The truth is Washington's "economic structure and policy are responsible for creating the problems", Ma said. "How can the US count on a foreign currency to solve them?"

Zhang Yansheng, director of and professor at the Institute for Foreign Economics, affiliated to the National Development and Reform Commission, voiced a similar opinion: "The US wants China to pay its economic bills by raising the value of the yuan. This is preposterous."

Having suffered heavy losses during the global financial crisis, the United States has decided to boost its exports and revive its manufacturing sector. Zhang and Ma both said this was a good move, because manufacturing industries are relatively stable and can create more jobs than other industries. But the US can realize this objective only by adjusting its domestic industrial structure, not by pressing China to revaluate the yuan.

The "inner trade" that multinationals indulge in grabbed the lion's share of the trade surplus in China's name. Chinese enterprises have not gained much, Zhang said.

A faster revaluation of the yuan will not help reduce the US trade deficit substantially. Nor will it boost the US manufacturing sector. "Even if the yuan rises appreciably against the dollar it cannot save IBM, Siemens or other Western companies," Zhang said. "The US should take responsibility for its own policies, instead of asking China to pay for it."

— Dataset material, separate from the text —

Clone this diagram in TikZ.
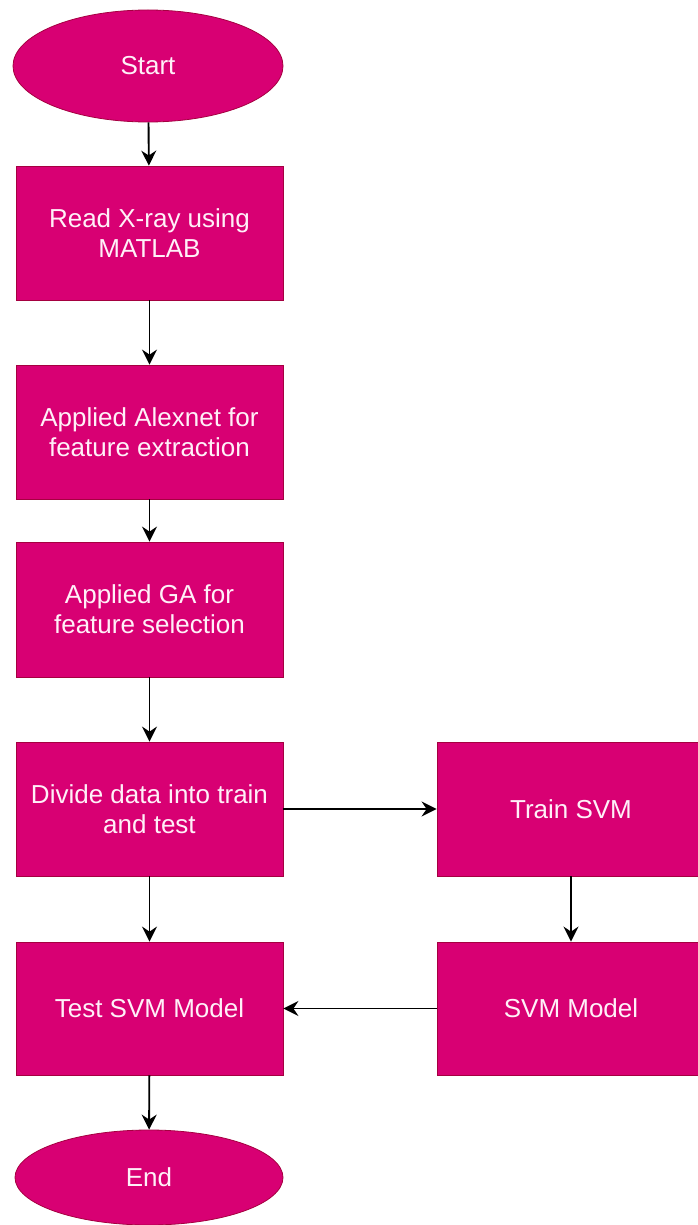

Some experts have said that a faster revaluation of the yuan could ease inflation. But Ma said that would be the case only if the flow of hot money into the country can be controlled. The yuan has already risen against the dollar from 6.82 last year to about 6.5, but China's consumer price index (CPI) in April was still as high as 5.2 percent.

The problem is that the US' quantitative easing (QE) policy is still pushing huge amounts of hot money into emerging economies. Zhang said the US creates some bubbles "every time it implements a new QE policy".

On Nov 22, 2010, weeks after the US Federal Reserve announced a QE policy, US-based National Association for Business Economists published a survey in which 51 economists raised concerns over inflation. China is still suffering from the consequences as the high CPI shows, and needs time to recover, Ma said.

With unemployment rate as high as 4.1 percent, and high pressure from the slack money market, raising the yuan's exchange rate could create more difficulties for Chinese enterprises, Ma said. It could even increase the unemployment figure. And we should be especially careful about the outcome of the ongoing social reforms.

The right thing for China to do is to make an "independent decision after analysing the external pressure and internal conditions minutely", Ma said. After all, the exchange rate is an important policy tool of the State to exercise macro-control over the economy and its consequences would be mostly felt within the country. The US has to find its own solutions to the problems it has created, instead of relying on a faster revaluation of the yuan.